Le chapitre 17, consacré à la figure de Barni fait figure de conclusion en ce qu'il revient aux questions soulevées dans l'avant-propos. Car Barni peut être vu comme « philosophe de la République ». Loin de n'être que traducteur de Kant, il a forgé une philosophie originale. En 1868, dans La morale dans la démocratie, il défend l'idée que la morale est à la fois moyen et fin de la politique. Car entre la démocratie authentique et le citoyen vertueux elles s'appellent l'une l'autre. Entre l'individuel et le collectif, l'écart ne peut exister que par manque d'éducation. Aussi la formation des citoyens est-elle la question politique par excellence : l'appareil éducatif doit instaurer un esprit solidaire, véritable fondement de la République. En effet la société n'intègre les individus comme citoyens que si elle fait reconnaître ses normes, sans quoi elle débouche sur un autoritarisme destructeur. Ainsi, si la morale concerne d'abord l'individu pour Barni, elle fonde toutefois la cohésion sociale : le sujet de la politique est en même temps la personne et le citoyen, et il y a fusion intégrale des droits et des devoirs, de la morale et de la politique. L’État Républicain est celui qui doit instaurer l'identité des normes intérieures et extérieures de l'action, accorder les consciences et les lois. Et cela ne peut s'opérer que par l'éducation qui va rendre l’État interne à la conscience de l'individu. Aussi il n'y a démocratie que si l'individu est réconcilié avec lui-même. IL faudrait alors dire que Barni, plus encore qu'un traducteur de Kant est un penseur qui a assimilé Kant à la République Française, kantisant la République et françisant Kant. Disciple de Cousin, Barni n'a cessé de penser que la philosophie devait être intégrée aux institutions, et d'agir politiquement pour qu'elle le soit. Mais comme quelques autres, Barni fut un disciple infidèle : si Cousin pensait la philosophie indispensable à la formation des élites, il fut horrifié de voir Barni et quelques autres se convertir au Républicanisme, et vouloir livrer la philosophie au peuple. L'engagement républicain de Barni ira jusqu'à l'exil : il refuse de prêter serment à l'Empire, et s'exile à Genève où il fonde la « ligue internationale pour la paix et la liberté ». A son retour en France en 1871, il publie son Manuel républicain.
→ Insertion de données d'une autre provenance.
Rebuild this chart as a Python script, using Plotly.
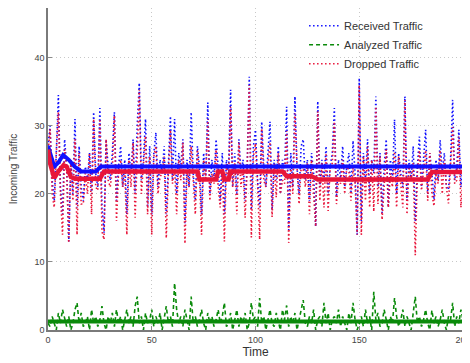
import plotly.graph_objects as go

time = list(range(0, 201))

received = [
    27, 30, 22, 19, 26, 34.5, 21, 17, 28, 24,
    13, 25, 20, 31, 18, 27, 21, 19, 24, 22,
    26, 20, 32, 23, 21, 32.6, 18, 14.3, 28, 24,
    22, 26, 32, 19, 24, 27, 21, 25, 17, 26,
    23, 28, 20, 30, 36.3, 22, 25, 31, 18, 27,
    17, 26, 29, 21, 25, 23, 27, 17, 24, 31.4,
    22, 31, 20, 26, 24, 28, 15.7, 25, 21, 32,
    23, 19, 27, 24, 17, 26, 22, 33.4, 20, 25,
    22, 28, 24, 19, 26, 17, 25, 23, 35.3, 21,
    26, 20, 28, 23, 25, 19, 24, 37.2, 17.6, 27,
    29.4, 22, 18, 30.6, 24, 21, 26, 30.6, 17.6, 25,
    22, 27, 20, 25, 23, 32.8, 14.7, 26, 21, 34.3,
    24, 20, 27, 28, 22, 25, 19, 26, 23, 15.2,
    33.6, 21, 25, 22, 27, 20, 24, 26, 32.6, 19.5,
    25, 22, 27, 21, 24, 26, 20, 27.8, 23, 14,
    37, 16, 26, 22, 28, 20, 25, 23, 34.3, 21,
    26, 17.2, 24, 28, 18, 25, 22, 30.9, 20, 26,
    23, 21, 34.3, 19, 25, 22, 27, 15.9, 24, 28.4,
    21, 25, 29.4, 20, 26, 23, 19.2, 25, 22, 27.9,
    23, 26, 21, 20.6, 25, 33.8, 22, 24, 29.4, 21,
    24,
]

analyzed = [
    1, 0.5, 2, 1, 0, 2.5, 1, 3, 1.5, 0.5,
    2, 0, 1, 3, 4, 1, 2.5, 0.5, 1, 2,
    0, 3, 1, 2, 0.5, 1.5, 3.5, 1, 0, 2,
    1, 2.5, 0.5, 3, 1, 2, 0, 1.5, 3, 1,
    2, 0.5, 3.5, 4.9, 1, 2, 0, 2.5, 1, 1.5,
    3, 0.5, 2, 1, 2.5, 0, 1.5, 3.5, 1, 2,
    0.5, 6.9, 3, 1, 2, 0.5, 3, 1.5, 0, 4.9,
    1, 2, 0.5, 1.5, 3, 1, 0, 2.5, 1, 2,
    0.5, 1.5, 3, 1, 2, 4, 0.5, 1, 2.5, 0,
    1.5, 3, 0.5, 2, 1, 2.5, 0, 1, 4, 1.5,
    2, 0.5, 4.7, 1, 2, 0, 1.5, 3, 1, 0.5,
    2.5, 1, 0, 3, 1.5, 3.6, 0.5, 2, 1, 2.5,
    0, 1.5, 3, 4.4, 1, 0.5, 2, 1, 3, 0,
    1.5, 2, 0.5, 4, 1, 2.5, 0, 1.5, 2, 1,
    3, 0.5, 2, 1, 0, 2.5, 1, 4, 1.5, 0,
    1, 2, 0.5, 3, 1, 2, 0, 5.6, 1.5, 2.5,
    0.5, 1, 3, 1.5, 0, 2, 1, 4.7, 2, 0.5,
    1.5, 3, 0.5, 2, 1, 0, 2.5, 4.9, 1, 2,
    0.5, 1.5, 3, 1, 0, 2.9, 1, 2, 0.5, 1.5,
    3, 1, 0, 2, 1.5, 4, 0.5, 2, 1, 3,
    1.5,
]

dropped = [
    26, 29.5, 20, 18, 26, 32, 20, 14, 26.5, 23.5,
    12.8, 25, 19, 28, 14, 26, 18.5, 18.5, 23, 20,
    26, 17, 31, 21, 20.5, 31, 14.5, 13.3, 28, 22,
    21, 23.5, 31.5, 16, 23, 25, 21, 23.5, 14, 25,
    21, 27.5, 16.5, 25, 35.3, 20, 25, 28.5, 17, 25.5,
    14, 25.5, 27, 20, 22.5, 23, 25.5, 13.5, 23, 29.4,
    21.5, 24, 17, 25, 22, 27.5, 12.7, 23.5, 21, 27,
    22, 17, 26.5, 22.5, 14, 25, 22, 31, 19, 23,
    21.5, 26.5, 21, 18, 24, 13, 24.5, 22, 32.8, 21,
    24.5, 17, 27.5, 21, 24, 16.5, 24, 36, 13.6, 25.5,
    27.4, 21.5, 13.3, 29.6, 22, 21, 24.5, 27.6, 16.6, 24.5,
    19.5, 26, 20, 22, 21.5, 29.2, 12.8, 24, 20, 31.8,
    24, 18.5, 24, 23.6, 21, 24.5, 17, 25, 20, 15.2,
    32.1, 19, 24.5, 18, 26, 17.5, 24, 24.5, 30.6, 18.5,
    22, 21.5, 25, 20, 24, 23.5, 19, 23.8, 21.5, 14,
    36, 14, 25.5, 19, 27, 18, 25, 17.4, 32.8, 18.5,
    25.5, 16.2, 21, 26.5, 18, 23, 21, 26.2, 18, 25.5,
    21.5, 18, 33.8, 17, 24, 22, 24.5, 11, 23, 26.4,
    20.5, 23.5, 26.4, 19, 26, 20.1, 18.2, 23, 21.5, 26.4,
    20, 25, 21, 18.6, 23.5, 29.8, 21.5, 22, 28.4, 18,
    22.5,
]

# smoothed (average) curves, as breakpoints
avg_recv_time = [0, 1, 3, 5, 7.3, 10, 12.8, 16, 23, 25.5, 200]
avg_recv_vals = [27, 26, 24, 24.6, 25.7, 25, 24, 23.3, 23.3, 24, 24]

avg_drop_time = [0, 1, 3, 5, 7.5, 9, 11, 13, 25, 27, 72, 73, 81, 82, 84, 85, 87, 88,
                 113, 115, 127, 130, 183, 185, 200]
avg_drop_vals = [26.5, 24.5, 22.3, 23.3, 24.2, 24.0, 22.5, 22.2, 22.2, 23.3, 23.3, 22.1,
                 22.1, 23.3, 23.3, 22.1, 22.1, 23.3, 23.3, 22.6, 22.6, 22.1, 22.1, 23.2, 23.2]

avg_anal_time = [0, 200]
avg_anal_vals = [1.25, 1.25]

series_names = ["Received Traffic", "Analyzed Traffic", "Dropped Traffic"]
x_ticks = [0, 50, 100, 150, 200]
y_ticks = [0, 10, 20, 30, 40]

BLUE = "#1010ff"
GREEN = "#0a8a0a"
RED = "#e8153a"

fig = go.Figure()
fig.add_trace(go.Scatter(x=time, y=received, mode="lines", name=series_names[0],
                         line=dict(color=BLUE, width=1.6, dash="1.5px,2.5px")))
fig.add_trace(go.Scatter(x=time, y=analyzed, mode="lines", name=series_names[1],
                         line=dict(color=GREEN, width=1.6, dash="4px,3px")))
fig.add_trace(go.Scatter(x=time, y=dropped, mode="lines", name=series_names[2],
                         line=dict(color=RED, width=1.6, dash="1.5px,2.5px")))
fig.add_trace(go.Scatter(x=avg_recv_time, y=avg_recv_vals, mode="lines", showlegend=False,
                         line=dict(color=BLUE, width=4)))
fig.add_trace(go.Scatter(x=avg_anal_time, y=avg_anal_vals, mode="lines", showlegend=False,
                         line=dict(color=GREEN, width=4)))
fig.add_trace(go.Scatter(x=avg_drop_time, y=avg_drop_vals, mode="lines", showlegend=False,
                         line=dict(color=RED, width=4.5)))

fig.update_layout(
    width=462, height=355,
    margin=dict(l=40, r=7, t=0, b=33),
    paper_bgcolor="white", plot_bgcolor="white",
    font=dict(family="Liberation Sans, Arial, sans-serif", size=9, color="#444"),
    showlegend=True,
    legend=dict(x=0.617, y=0.99, xanchor="left", yanchor="top",
                bgcolor="rgba(0,0,0,0)", font=dict(size=11, color="#333"),
                tracegroupgap=0, itemwidth=30),
)
fig.update_xaxes(
    range=[0, 200], tickvals=x_ticks, ticktext=[str(v) for v in x_ticks],
    showgrid=True, gridcolor="#c8c8c8", griddash="1px,3px", gridwidth=1,
    zeroline=False, showline=True, linecolor="#7a7a7a", linewidth=1.5, mirror=True,
    ticks="inside", ticklen=4, tickcolor="#8a8a8a", automargin=False,
    ticklabeloverflow="allow",
    title=dict(text="Time", font=dict(size=12, color="#333"), standoff=0),
)
fig.update_yaxes(
    range=[0, 47.3], tickvals=y_ticks, ticktext=[str(v) for v in y_ticks],
    showgrid=True, gridcolor="#c8c8c8", griddash="1px,3px", gridwidth=1,
    zeroline=False, showline=True, linecolor="#7a7a7a", linewidth=1.5, mirror=True,
    ticks="inside", ticklen=4, tickcolor="#8a8a8a", automargin=False,
    title=dict(text="Incoming Traffic", font=dict(size=10, color="#444"), standoff=18),
)

fig.write_html("out.html")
Aussi Barni est-il exemplaire de l'inséparation entre travail théorique et prises de position, de la jonction entre philosophie et politique qui semble bien être ce qui a fait la « philosophie française ». Le philosophe est devenu le professeur de philosophie de la République, et en un certain sens, au moins fantasmé, la République Française a été la République des professeurs de philosophie. La philosophie, devenue institution, s'est inscrite dans la vie publique et dans le jeu politique. Cette politisation du discours philosophique, héritage de la Révolution qui a attiré la philosophie sur la place publique d'où elle semblait s'être retirée a donné naissance à une rhétorique d'intervention. Aussi Macherey conclut-il sur l'idée que l'existence de la « philosophie française » est une idée davantage politique que philosophiquement fondée.